Objective:
Which lines hold the word "matplotlib"? Copy each of them from the material.

Data lines:

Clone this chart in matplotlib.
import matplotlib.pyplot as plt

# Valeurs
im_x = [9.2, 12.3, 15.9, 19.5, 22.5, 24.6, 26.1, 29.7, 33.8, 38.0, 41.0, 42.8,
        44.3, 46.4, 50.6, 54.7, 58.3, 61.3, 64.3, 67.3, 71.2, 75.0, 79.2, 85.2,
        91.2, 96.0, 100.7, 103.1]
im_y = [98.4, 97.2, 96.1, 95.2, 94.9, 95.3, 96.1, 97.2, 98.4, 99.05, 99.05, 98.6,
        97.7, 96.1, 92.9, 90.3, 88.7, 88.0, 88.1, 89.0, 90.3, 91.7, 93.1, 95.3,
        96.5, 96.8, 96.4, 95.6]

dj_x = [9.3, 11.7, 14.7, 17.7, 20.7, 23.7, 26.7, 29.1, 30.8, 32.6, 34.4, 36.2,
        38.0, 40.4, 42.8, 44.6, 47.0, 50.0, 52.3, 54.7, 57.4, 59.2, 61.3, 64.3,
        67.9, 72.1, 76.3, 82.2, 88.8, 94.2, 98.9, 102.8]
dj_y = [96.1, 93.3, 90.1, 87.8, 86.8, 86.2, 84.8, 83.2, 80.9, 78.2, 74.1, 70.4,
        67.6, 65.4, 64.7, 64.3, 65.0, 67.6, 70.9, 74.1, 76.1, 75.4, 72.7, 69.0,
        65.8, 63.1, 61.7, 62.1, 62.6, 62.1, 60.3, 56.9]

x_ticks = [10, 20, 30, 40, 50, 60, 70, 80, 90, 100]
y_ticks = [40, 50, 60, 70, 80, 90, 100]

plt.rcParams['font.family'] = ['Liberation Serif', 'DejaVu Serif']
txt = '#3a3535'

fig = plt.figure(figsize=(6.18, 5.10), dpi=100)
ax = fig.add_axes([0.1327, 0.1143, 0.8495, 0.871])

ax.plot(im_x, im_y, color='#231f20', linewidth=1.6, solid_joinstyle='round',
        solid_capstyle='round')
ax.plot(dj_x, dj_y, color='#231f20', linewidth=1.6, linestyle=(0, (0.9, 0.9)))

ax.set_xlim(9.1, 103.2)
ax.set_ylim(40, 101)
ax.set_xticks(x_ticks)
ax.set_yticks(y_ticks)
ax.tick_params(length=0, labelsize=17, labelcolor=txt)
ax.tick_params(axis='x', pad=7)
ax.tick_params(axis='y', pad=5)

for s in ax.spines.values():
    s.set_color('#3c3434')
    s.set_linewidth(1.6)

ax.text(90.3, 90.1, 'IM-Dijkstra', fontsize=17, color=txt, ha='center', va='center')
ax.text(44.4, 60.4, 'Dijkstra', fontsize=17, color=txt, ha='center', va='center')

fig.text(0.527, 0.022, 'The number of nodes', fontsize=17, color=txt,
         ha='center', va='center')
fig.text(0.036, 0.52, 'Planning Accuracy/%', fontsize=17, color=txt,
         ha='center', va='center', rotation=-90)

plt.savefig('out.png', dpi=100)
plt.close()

Task response:
Clone this chart in matplotlib.
import matplotlib.pyplot as plt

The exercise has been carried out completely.